(Records from a data source)
** Begin **
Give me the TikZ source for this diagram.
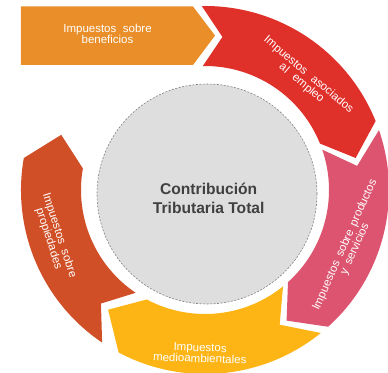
\documentclass[tikz,border=0pt]{standalone}
\usepackage{fontspec}
\setmainfont{Liberation Sans}
\usetikzlibrary{calc}

\definecolor{cOrange}{HTML}{E98E28}
\definecolor{cRed}{HTML}{E0302A}
\definecolor{cPink}{HTML}{DC546F}
\definecolor{cYellow}{HTML}{FDB515}
\definecolor{cRust}{HTML}{D04F27}
\definecolor{cCore}{HTML}{DEDEDE}
\definecolor{cCoreLine}{HTML}{808080}
\definecolor{cCoreText}{HTML}{404040}

% label font with a chosen gap between words
\newcommand{\labelfont}[1]{\fontsize{11.5}{11}\selectfont\spaceskip=#1 plus 1pt minus 1pt\relax}

\begin{document}
\begin{tikzpicture}[x=1pt,y=1pt,
  segtext/.style={text=white, align=center, inner sep=0pt,
    font=\labelfont{6.5pt}},
  coretext/.style={text=cCoreText, align=center, inner sep=0pt,
    font=\fontsize{15.6}{19}\selectfont\bfseries},
  core/.style={circle, fill=cCore, draw=cCoreLine, line width=0.6pt,
    dash pattern=on 2pt off 1.5pt, minimum size=220pt, inner sep=0pt}]

% page frame (ring centre at the origin)
\useasboundingbox (-205,-182) rectangle (183,190);

\pgfmathsetmacro{\Ro}{184}
\pgfmathsetmacro{\Ri}{124}
\pgfmathsetmacro{\Rm}{154}

% straight arrow block at the top left
\fill[cOrange] (-184,183.5) -- (-12,183.5) -- (10,154.5) -- (-12,125) -- (-184,125) -- cycle;

% curved arrow blocks of the ring, clockwise
\fill[cRed] (91:\Ro) arc[start angle=91, end angle=22, radius=\Ro]
  -- (12:\Rm) -- (22:\Ri) arc[start angle=22, end angle=91, radius=\Ri]
  -- (83.5:\Rm) -- cycle;
\fill[cPink] (19:\Ro) arc[start angle=19, end angle=-48, radius=\Ro]
  -- (-58:\Rm) -- (-48:\Ri) arc[start angle=-48, end angle=19, radius=\Ri]
  -- (9:\Rm) -- cycle;
\fill[cYellow] (-51:\Ro) arc[start angle=-51, end angle=-118, radius=\Ro]
  -- (-129:\Rm) -- (-118:\Ri) arc[start angle=-118, end angle=-51, radius=\Ri]
  -- (-61:\Rm) -- cycle;
\fill[cRust] (-124:\Ro) arc[start angle=-124, end angle=-190, radius=\Ro]
  -- (-201:\Rm) -- (-190:\Ri) arc[start angle=-190, end angle=-124, radius=\Ri]
  -- (-132.5:\Rm) -- cycle;

% central circle
\node[core] (ctt) at (2,-4) {};
\node[coretext] (ctttext) at (3.7,-8) {Contribución\\Tributaria Total};

% labels of the blocks
\node[segtext] (tben) at (-97.5,156.5) {Impuestos sobre\\beneficios};
\node[segtext, rotate=-40, font=\labelfont{8pt}] (temp) at (100,111) {Impuestos asociados\\al empleo};
\node[segtext, rotate=66, font=\labelfont{5pt}] (tprod) at (145,-57) {Impuestos sobre productos\\y servicios};
\node[segtext, rotate=-2] (tmed) at (-5,-163) {Impuestos\\medioambientales};
\node[segtext, rotate=-72] (tprop) at (-151,-47) {Impuestos sobre\\propiedades};
\end{tikzpicture}
\end{document}
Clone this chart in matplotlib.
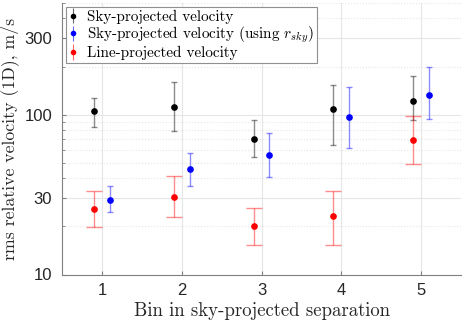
import matplotlib
matplotlib.use("Agg")
import matplotlib.pyplot as plt
import numpy as np
from matplotlib.ticker import FixedLocator, LogLocator, NullFormatter
from matplotlib.container import ErrorbarContainer
from matplotlib.legend_handler import HandlerErrorbar

plt.rcParams['mathtext.fontset'] = 'cm'
plt.rcParams['font.family'] = ['Liberation Sans', 'DejaVu Sans']

bins = np.array([1, 2, 3, 4, 5])

# sky-projected velocity
sky = [106, 111, 70, 108, 122.6]
sky_lo = [83.5, 79.6, 54, 65, 92]
sky_hi = [128, 160, 93.3, 154.5, 174]

# sky-projected velocity using r_sky
rsky = [29.3, 45.6, 56.1, 96.8, 132.4]
rsky_lo = [24.5, 35.9, 40.5, 62, 93.7]
rsky_hi = [35.7, 57.2, 76.3, 150, 198]

# line-projected velocity
line = [25.8, 30.4, 20.1, 23.3, 69.6]
line_lo = [19.7, 22.8, 15.4, 15.4, 49]
line_hi = [33.1, 41.3, 25.9, 33.3, 97.5]

yticks = [10, 30, 100, 300]


def err(v, lo, hi):
    v = np.array(v)
    return [v - np.array(lo), np.array(hi) - v]


fig = plt.figure(figsize=(4.63, 3.22), dpi=100)
ax = fig.add_axes([62 / 463, 1 - 274.5 / 322, 399 / 463, 271.5 / 322])

series = [
    (bins - 0.1, sky, sky_lo, sky_hi, 'k', 2.0, 'Sky-projected velocity'),
    (bins + 0.1, rsky, rsky_lo, rsky_hi, 'b', 2.0, r'Sky-projected velocity (using $r_{sky}$)'),
    (bins - 0.1, line, line_lo, line_hi, 'r', 6, 'Line-projected velocity'),
]
handles = []
for x, v, lo, hi, c, cap, lab in series:
    eb = ax.errorbar(x, v, yerr=err(v, lo, hi), fmt='o', color=c, ms=3.8,
                     ecolor=c, elinewidth=1.0, capsize=cap, capthick=1.0,
                     label='_nolegend_', zorder=3)
    for art in eb[1] + eb[2]:
        art.set_alpha(0.45)
    # small legend proxy (same small caps for all series)
    pr = ax.errorbar([], [], yerr=[], fmt='o', color=c, ms=3.0, ecolor=c,
                     elinewidth=0.8, capsize=1.5, capthick=0.8, label=lab)
    for art in pr[1] + pr[2]:
        art.set_alpha(0.6)
    handles.append(pr)

ax.set_yscale('log')
ax.set_ylim(10, 500)
ax.set_xlim(0.5, 5.5)
ax.set_xticks(bins)
ax.yaxis.set_major_locator(FixedLocator(yticks))
ax.set_yticklabels([str(t) for t in yticks])
ax.yaxis.set_minor_locator(LogLocator(subs=np.arange(2, 10)))
ax.yaxis.set_minor_formatter(NullFormatter())

ax.grid(True, which='major', color='#e6e6e6', lw=0.8)
ax.grid(True, which='minor', axis='y', color='#e6e6e6', lw=0.8, ls=':')
ax.set_axisbelow(True)

for s in ['top', 'right']:
    ax.spines[s].set_visible(False)
for s in ['left', 'bottom']:
    ax.spines[s].set_color('#808080')
ax.tick_params(which='both', direction='in', color='#808080', labelsize=12,
               labelcolor='#262626')
ax.tick_params(which='major', length=3)
ax.tick_params(which='minor', length=1.8)
ax.tick_params(axis='y', which='major', pad=7)
ax.tick_params(axis='x', which='major', pad=6)

ax.set_xlabel('Bin in sky-projected separation',
              fontdict=dict(family='cmr10', size=13.5, color='#262626'), labelpad=3)
ax.set_ylabel('rms relative velocity (1D), m/s',
              fontdict=dict(family='cmr10', size=12.8, color='#262626'), labelpad=4)

leg = ax.legend(handles=handles, loc='upper left',
                prop={'family': 'cmr10', 'size': 10.9},
                handler_map={ErrorbarContainer: HandlerErrorbar(yerr_size=0.5)},
                handlelength=0.5, handletextpad=0.7, borderpad=0.2,
                labelspacing=0.05, borderaxespad=0.25, fancybox=False,
                framealpha=1, edgecolor='#909090')
leg.get_frame().set_linewidth(0.8)

fig.savefig('out.png', dpi=100)
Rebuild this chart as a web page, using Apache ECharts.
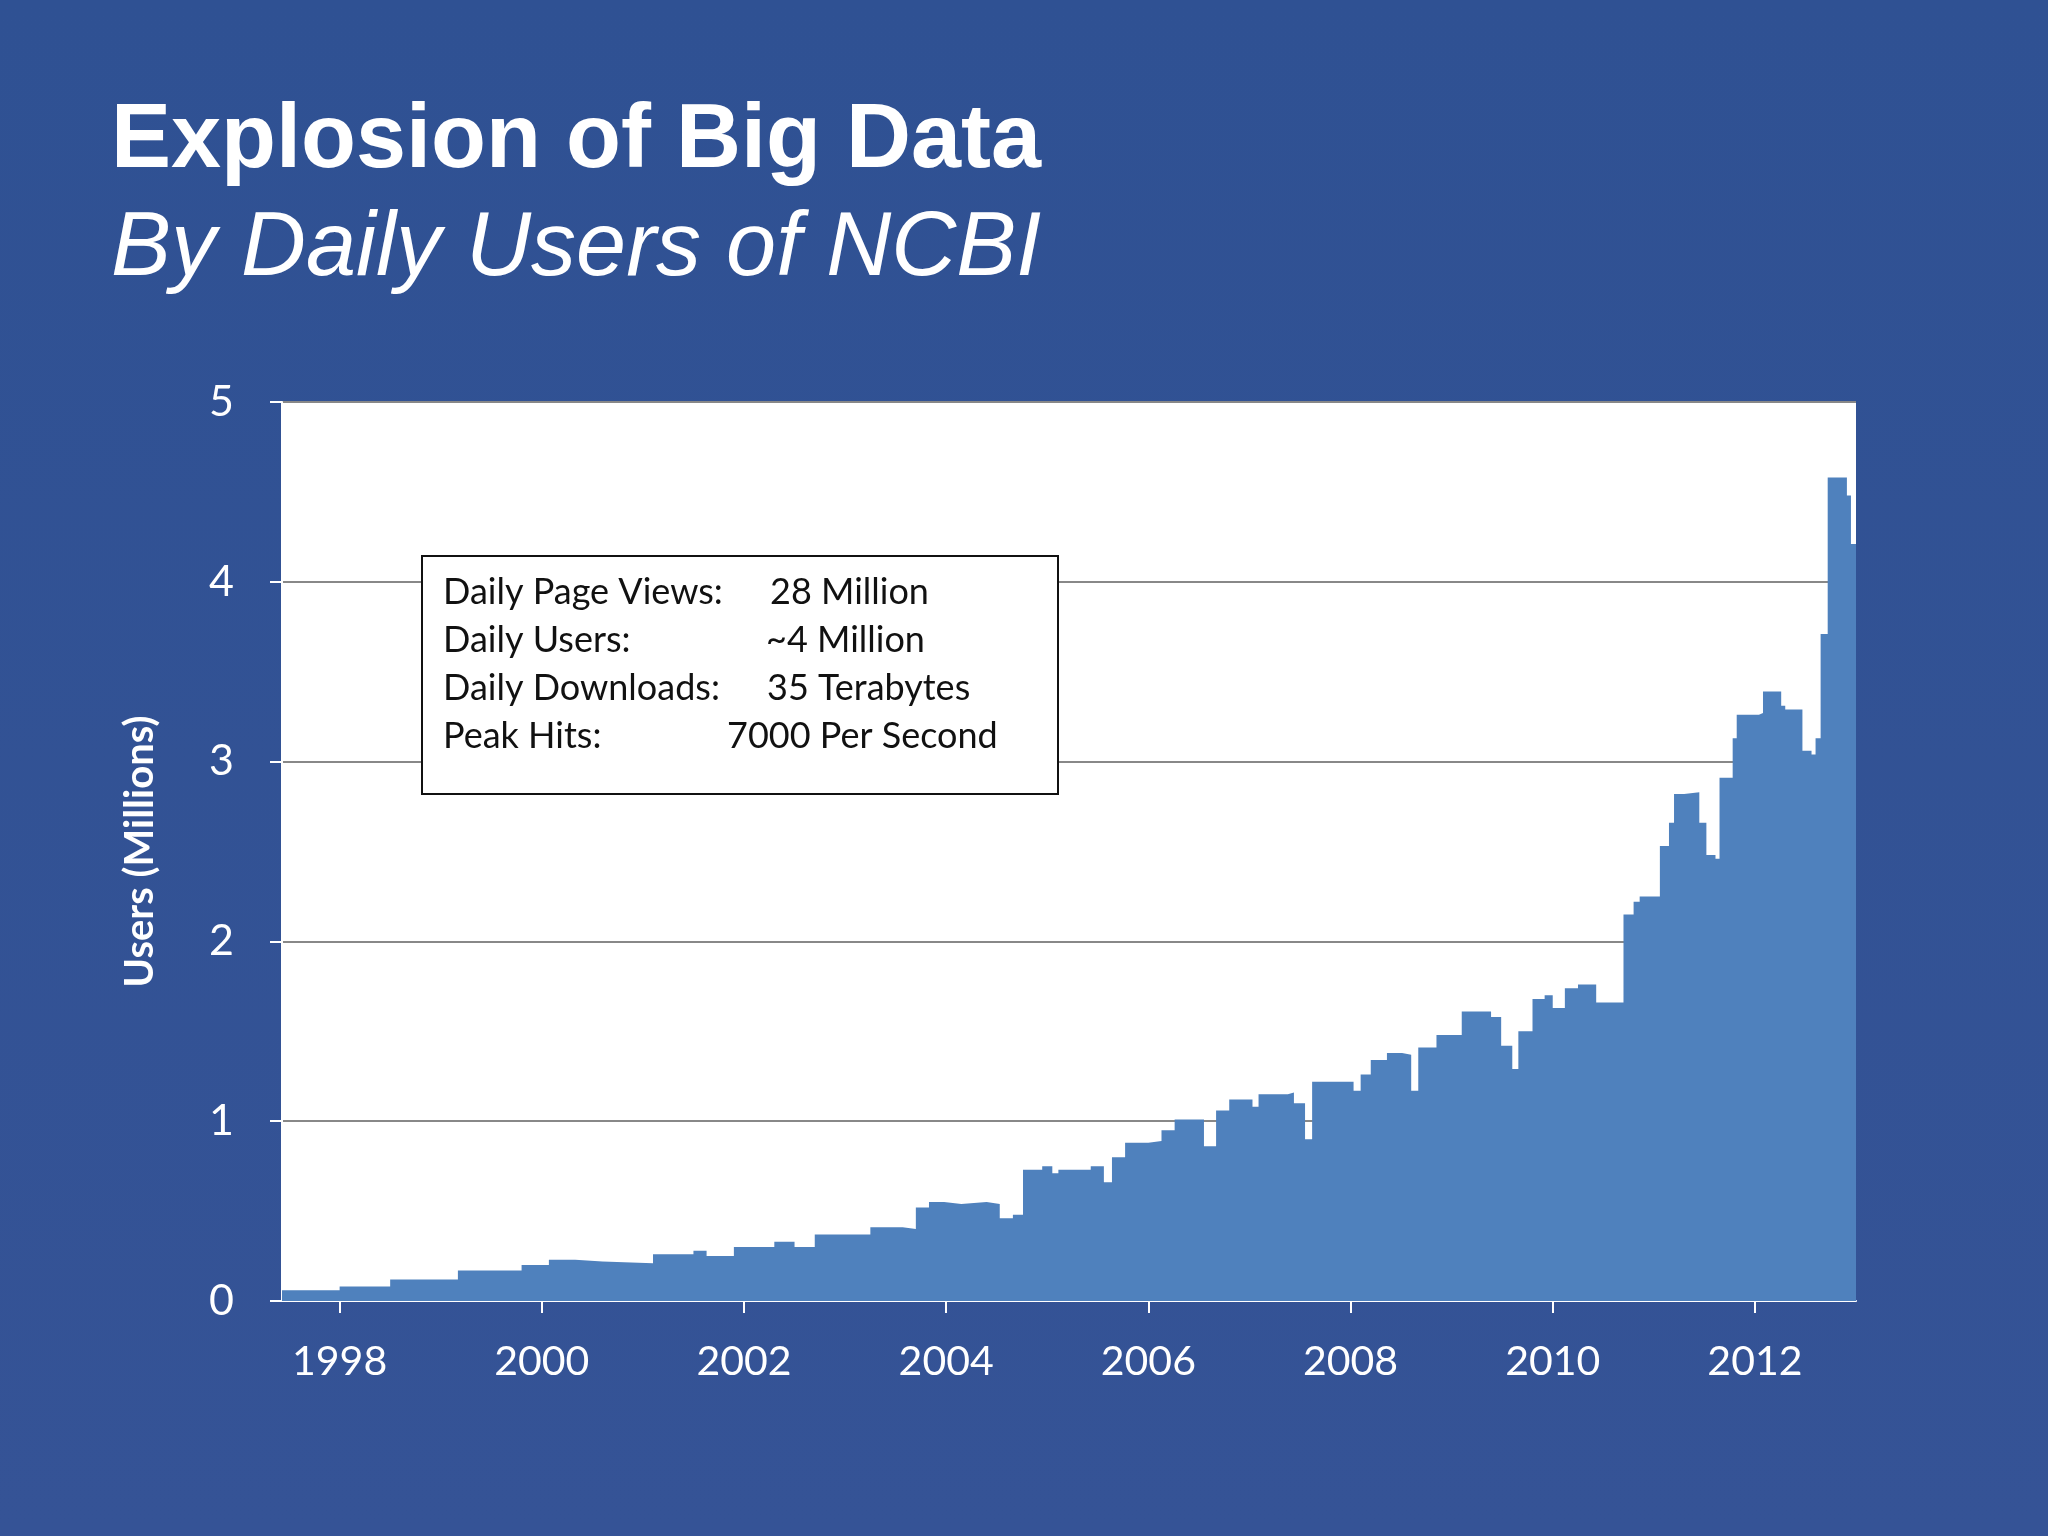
** End **
*What is needed*
Pick out and copy every line that contains the word "using".

*Completed exercise*
# sky-projected velocity using r_sky
    (bins + 0.1, rsky, rsky_lo, rsky_hi, 'b', 2.0, r'Sky-projected velocity (using $r_{sky}$)'),
Rebuild this chart as a web page, using Apache ECharts.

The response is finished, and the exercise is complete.